O FUTURO DA FÉ OU A FÉ DO FUTURO
Se
estivéssemos sobre uma ponte a olhar para baixo, uma ponte sobre uma
auto-estrada, por exemplo, observaríamos automóveis a rolar nos dois sentidos
num movimento sem fim. Perguntar-nos-íamos, certamente, qual o seu destino.
A
nossa vida trilha um rumo de alguma forma idêntico. Percorremos um caminho sem
fim, nem todos no mesmo sentido, numa panóplia de objectivos, tantos quantos os
transeuntes. Por vezes, enganamo-nos e temos de mudar de caminho, às vezes até
voltar atrás e recomeçar de novo.
Se
pensarmos que, entre o infinito de combinações moleculares possíveis, eis-nos
na vida para a maior certeza que temos, para muitos a única, experimentarmos a
morte, isto dá-nos que pensar. Ora, como a razão, sózinha, parece impotente
para descortinar tais mercês, entramos no campo da fé. Esta, porém, não nos
oferece melhores perspectivas na medida em que traça horizontes
inter-estelares, projecta-nos no espaço, criando escalas de níveis comportamentais,
supostamente mais ou menos assertivos, face ao Desconhecido. Assim, voltámos ao
ponto de partida, melhor, nem de lá saímos. Por outras palavras, vivemos uma realidade
sem fim, em torno das mesmas preocupações existenciais, as dos homens das
cavernas, a saber, a luta pela sobrevivência, em dois sentidos, principalmente:
não se deixar devorar pelas feras e espantar-se com a grandiosidade da abóboda
celeste.
Entretanto
o humano vai girando entre ódios e amores; vai agindo na natureza, que foi
posta à sua mercê, diz-se, sabendo de antemão que não age para com ela da
melhor forma; vai construíndo uma segunda forma de vida, mecânica, baseada em
tecnologia cada vez mais complexa, inteligências arificiais sofisticadas, a tal
ponto que lhe dão ordens tão “perfeitas” que sem elas seria o descalabro, basta
imaginar o que seria uma cidade sem semáforos. Enfim, a nossa organização
mental, a par da social e política, está
directamente, e cada vez mais, dependente da máquina.
Mas
não só. A afectividade também. A realização pessoal, a estabilidade emocional e
conjugal, as relações sentimentais. Tome-se como exemplo um casal estéril. É
infeliz porque não consegue ter filhos, que agora se diz biológicos, tal como
os nabos e as demais hortaliças e frutas e animais... Dantes dizia-se que é
Deus que assim o entendeu e, como tal, há que aceitar o desígnio de Deus.

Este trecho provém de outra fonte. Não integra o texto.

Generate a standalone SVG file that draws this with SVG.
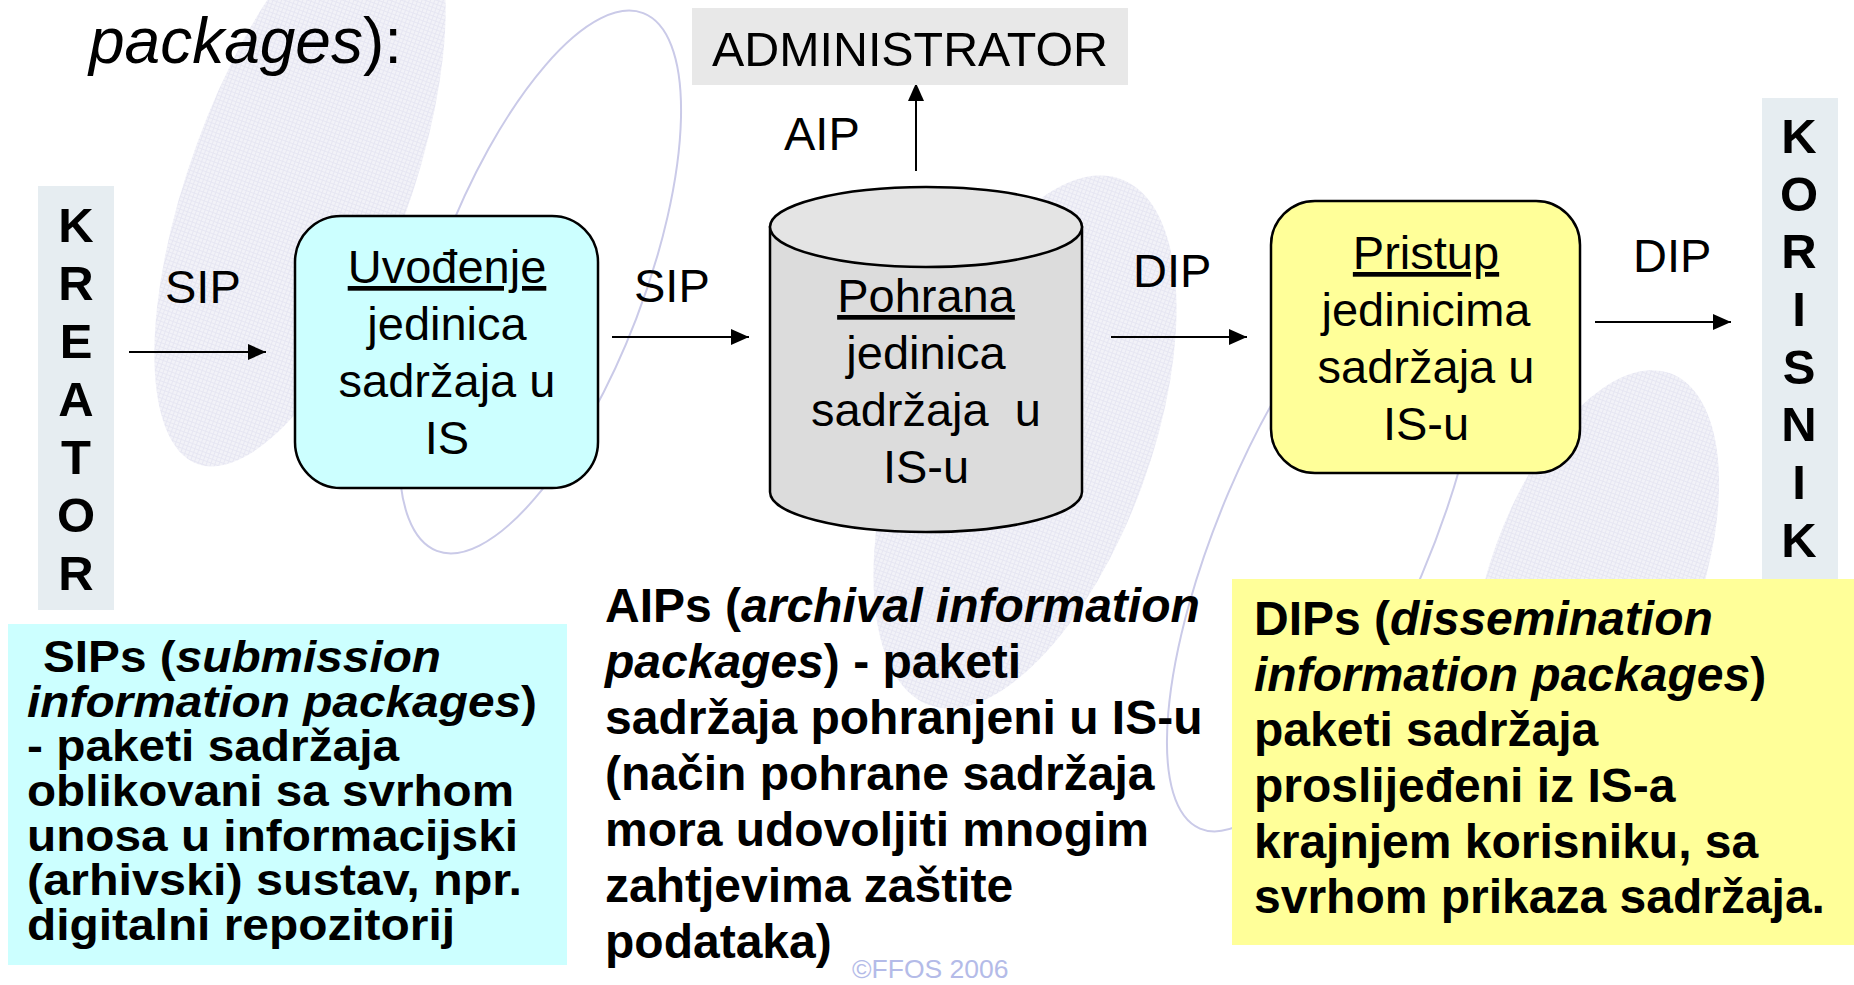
<svg xmlns="http://www.w3.org/2000/svg" width="1854" height="985" viewBox="0 0 1854 985">
<defs>
<style>
.t{font-family:"Liberation Sans",Arial,Helvetica,sans-serif;fill:#000}
.lbl{font-size:47px}
.node{font-size:47px;text-anchor:middle}
.vert{font-size:49px;font-weight:bold;text-anchor:middle}
.para{font-size:48px;font-weight:bold}
.sip{font-size:44px;font-weight:bold}
.it{font-style:italic}
.u{text-decoration:underline}
.conn{stroke:#000;stroke-width:2;fill:none;marker-end:url(#arrow)}
.decofill{fill:url(#hatch)}
.decoline{fill:none;stroke:#cacae8;stroke-width:2}
.box{stroke:#000;stroke-width:2.5}
</style>
<pattern id="hatch" width="4" height="4" patternUnits="userSpaceOnUse">
<rect width="4" height="4" fill="#f2f2f8"/>
<path d="M0,0.5H4M0.5,0V4" stroke="#e6e6f2" stroke-width="1"/>
</pattern>
<marker id="arrow" viewBox="0 0 18 16" refX="18" refY="8" markerWidth="18" markerHeight="16" markerUnits="userSpaceOnUse" orient="auto">
<path d="M0,0 L18,8 L0,16 Z" fill="#000"/>
</marker>
</defs>
<rect width="1854" height="985" fill="#fff"/>

<g id="background">
<ellipse class="decofill" cx="300" cy="182" rx="110" ry="300" transform="rotate(20 300 182)"/>
<ellipse class="decofill" cx="1025" cy="442" rx="125" ry="280" transform="rotate(20 1025 442)"/>
<ellipse class="decofill" cx="1595" cy="580" rx="105" ry="220" transform="rotate(20 1595 580)"/>
<ellipse class="decoline" cx="540" cy="282" rx="103" ry="288" transform="rotate(21 540 282)"/>
<ellipse class="decoline" cx="1325" cy="534" rx="105" ry="320" transform="rotate(23 1325 534)"/>
</g>

<g id="title">
<text class="t" x="89" y="63" font-size="64" textLength="313" lengthAdjust="spacingAndGlyphs"><tspan class="it">packages</tspan>):</text>
</g>

<g id="connectors">
<line class="conn" x1="129" y1="352" x2="266" y2="352"/>
<line class="conn" x1="612" y1="337" x2="749" y2="337"/>
<line class="conn" x1="916" y1="171" x2="916" y2="83"/>
<line class="conn" x1="1111" y1="337" x2="1247" y2="337"/>
<line class="conn" x1="1595" y1="322" x2="1731" y2="322"/>
<text class="t lbl" x="165" y="303">SIP</text>
<text class="t lbl" x="634" y="302">SIP</text>
<text class="t lbl" x="784" y="150">AIP</text>
<text class="t lbl" x="1133" y="287">DIP</text>
<text class="t lbl" x="1633" y="272">DIP</text>
</g>

<g id="kreator">
<rect x="38" y="186" width="76" height="424" fill="#e6edf1"/>
<text class="t vert" x="76" y="242">K</text>
<text class="t vert" x="76" y="300">R</text>
<text class="t vert" x="76" y="358">E</text>
<text class="t vert" x="76" y="416">A</text>
<text class="t vert" x="76" y="474">T</text>
<text class="t vert" x="76" y="532">O</text>
<text class="t vert" x="76" y="590">R</text>
</g>

<g id="uvodjenje">
<rect class="box" x="295" y="216" width="303" height="272" rx="46" ry="46" fill="#ccffff"/>
<text class="t node u" x="447" y="283">Uvođenje</text>
<text class="t node" x="447" y="340">jedinica</text>
<text class="t node" x="447" y="397">sadržaja u</text>
<text class="t node" x="447" y="454">IS</text>
</g>

<g id="administrator">
<rect x="692" y="8" width="436" height="77" fill="#e8e8e8"/>
<text class="t" x="712" y="66" font-size="49" textLength="396" lengthAdjust="spacingAndGlyphs">ADMINISTRATOR</text>
</g>

<g id="pohrana">
<path class="box" d="M770,227 V492 A156,40 0 0 0 1082,492 V227 Z" fill="#dcdcdc"/>
<ellipse class="box" cx="926" cy="227" rx="156" ry="40" fill="#e4e4e4"/>
<text class="t node u" x="926" y="312">Pohrana</text>
<text class="t node" x="926" y="369">jedinica</text>
<text class="t node" x="926" y="426" style="white-space:pre">sadržaja  u</text>
<text class="t node" x="926" y="483">IS-u</text>
</g>

<g id="pristup">
<rect class="box" x="1271" y="201" width="309" height="272" rx="44" ry="44" fill="#ffff99"/>
<text class="t node u" x="1426" y="269">Pristup</text>
<text class="t node" x="1426" y="326">jedinicima</text>
<text class="t node" x="1426" y="383">sadržaja u</text>
<text class="t node" x="1426" y="440">IS-u</text>
</g>

<g id="korisnik">
<rect x="1762" y="98" width="76" height="490" fill="#e6edf1"/>
<text class="t vert" x="1799" y="153">K</text>
<text class="t vert" x="1799" y="211">O</text>
<text class="t vert" x="1799" y="268">R</text>
<text class="t vert" x="1799" y="326">I</text>
<text class="t vert" x="1799" y="384">S</text>
<text class="t vert" x="1799" y="441">N</text>
<text class="t vert" x="1799" y="499">I</text>
<text class="t vert" x="1799" y="557">K</text>
</g>

<g id="sips-note">
<rect x="8" y="624" width="559" height="341" fill="#ccffff"/>
<text class="t sip" x="43" y="672" textLength="398" lengthAdjust="spacingAndGlyphs">SIPs (<tspan class="it">submission</tspan></text>
<text class="t sip" x="27" y="717" textLength="510" lengthAdjust="spacingAndGlyphs"><tspan class="it">information packages</tspan>)</text>
<text class="t sip" x="27" y="761" textLength="372" lengthAdjust="spacingAndGlyphs">- paketi sadržaja</text>
<text class="t sip" x="27" y="806" textLength="487" lengthAdjust="spacingAndGlyphs">oblikovani sa svrhom</text>
<text class="t sip" x="27" y="851" textLength="491" lengthAdjust="spacingAndGlyphs">unosa u informacijski</text>
<text class="t sip" x="27" y="895" textLength="495" lengthAdjust="spacingAndGlyphs">(arhivski) sustav, npr.</text>
<text class="t sip" x="27" y="940" textLength="428" lengthAdjust="spacingAndGlyphs">digitalni repozitorij</text>
</g>

<g id="aips-note">
<text class="t para" x="605" y="622" font-size="47.5">AIPs (<tspan class="it">archival information</tspan></text>
<text class="t para" x="605" y="678" font-size="47.5"><tspan class="it">packages</tspan>) - paketi</text>
<text class="t para" x="605" y="734" font-size="47.5">sadržaja pohranjeni u IS-u</text>
<text class="t para" x="605" y="790" font-size="47.5">(način pohrane sadržaja</text>
<text class="t para" x="605" y="846" font-size="47.5">mora udovoljiti mnogim</text>
<text class="t para" x="605" y="902" font-size="47.5">zahtjevima zaštite</text>
<text class="t para" x="605" y="958" font-size="47.5">podataka)</text>
</g>

<g id="dips-note">
<rect x="1232" y="579" width="622" height="366" fill="#ffff99"/>
<text class="t para" x="1254" y="635">DIPs (<tspan class="it">dissemination</tspan></text>
<text class="t para" x="1254" y="691"><tspan class="it">information packages</tspan>)</text>
<text class="t para" x="1254" y="746">paketi sadržaja</text>
<text class="t para" x="1254" y="802">proslijeđeni iz IS-a</text>
<text class="t para" x="1254" y="858">krajnjem korisniku, sa</text>
<text class="t para" x="1254" y="913">svrhom prikaza sadržaja.</text>
</g>

<g id="footer">
<text class="t" x="852" y="978" font-size="26.5" style="fill:#b4bbe8">©FFOS 2006</text>
</g>
</svg>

Ora a
ciência e a tecnologia, conjuntamente, sobrepõem-se a essa vontade, e hoje só
não tem filhos quem quer. A solução é bastante diversificada: aluga uma barriga
a alguém que precisa de ganhar uns trocos jeitosos; toma drogas para fazer
aumentar a produção de óvulos ou de espermatozóides; a mulher recebe óvulos de
outra mulher, o marido exporta espermatozóides que são depositados no útero de
outra mulher, enfim, a inseminação artificial, etc.; ou então adoptam, o mais
trabalhoso, juridicamente, porque não depende do laboratório nem precisa de
ambiente aséptico, mas de passar à
lupa a vida económica e os hábitos do casal, o que não se verifica para os
anteriores, para os quais basta ter uma conta bancária bem recheada.
Assim
sendo, vamos ter uma humanidade dividida em dois: os filhos da vontade de Deus, os naturais, e os filhos da técnica, os dos
tubos de ensaio. Os primeiros com todas as nuanças que a Natureza lhes confere;
os segundos perfeitamente escolhidos segundo a engenharia genética, onde é
procurada a superlativa inteligencia e o corpo forte e perfeito, prontinhos
para ganhar a tudo o que lhes aparecer pela frente, quer os da própria
“espécie”, quer os “naturais”.
Imagine-se,
numa escola, o preenchimento de uma ficha no computador: Nome:….,; filiação:
laboratório 21, avenida 7349, Parque Tecnológico do Robot 35. Encarregado de
Educação: um casal simpático; Morada: rua dos Pregos Cabeça-de-Tremoço, n.º21,
4,ºesq., Bairro dos Campeões, 20143-111 Aço Inoxidável.
Porém,
continuamos sem saber o que é o Cristianismo, não superámos os textos do Antigo
Israel, estamos exactamente ao mesmo nível dos homens e mulheres da Bíblia
Hebraica, continuamos sem saber quem somos, … e, a continuar assim, o ser
humano está cada vez mais longe de o saber. A máquina está a abafa-lo e a
conduzir à desvaloração dessa pesquisa. Por outro lado, ter que comer tornou-se
o mais importante, num mundo onde a pobreza e a fome estão a tomar proporções
assustadoras. Este pormenor há muito que devia de ter sido superado, pois a
sobrevivência há muito que devia estar fora das nossas preocupações. Por outras
palavras, a máquina criou a ilusão de que estamos diferentes dos homens das
cavernas, mais compreensivos, mais unidos, mais civilizados. Puro engano.
O
Evangelho tornou-se um conjunto de textos impraticáveis, dar a outra face é
idiotia, orar actividade de velhos e, se estudado, o Novo Testamento é livro de
argumentação de fés cada vez mais fragmentadas, perdidas nas ideologias
intransigentes dos líderes religiosos.
A
máquina está a tirar os reflexos, a capacidade de pensar, está a debilitar os músculos
criando inaptidão para tarefas tão simples como subir e descer escadas. O ser
humano tornou-se uma espécie dependente de botões, geradora de virtualidades,
coleccionadora de solidões. Aquilo que poderia ser uma libertação está a
tornar-se numa praga na medida em que, se não souber impor-se, o humano não irá
suportar a solidão, tornar-se-á perigoso para si mesmo uma vez que a vida foi
relativizada enquanto valor supremo.
Pergunta-se:
qual a sustentabilidade do humano face às mudanças tão radicais da nossa
modernidade? Em que se fundamenta este desejo de perfeição tão estranho e
simultaneamente o desejo de regressar ao mundo natural, espontâneo e selvagem?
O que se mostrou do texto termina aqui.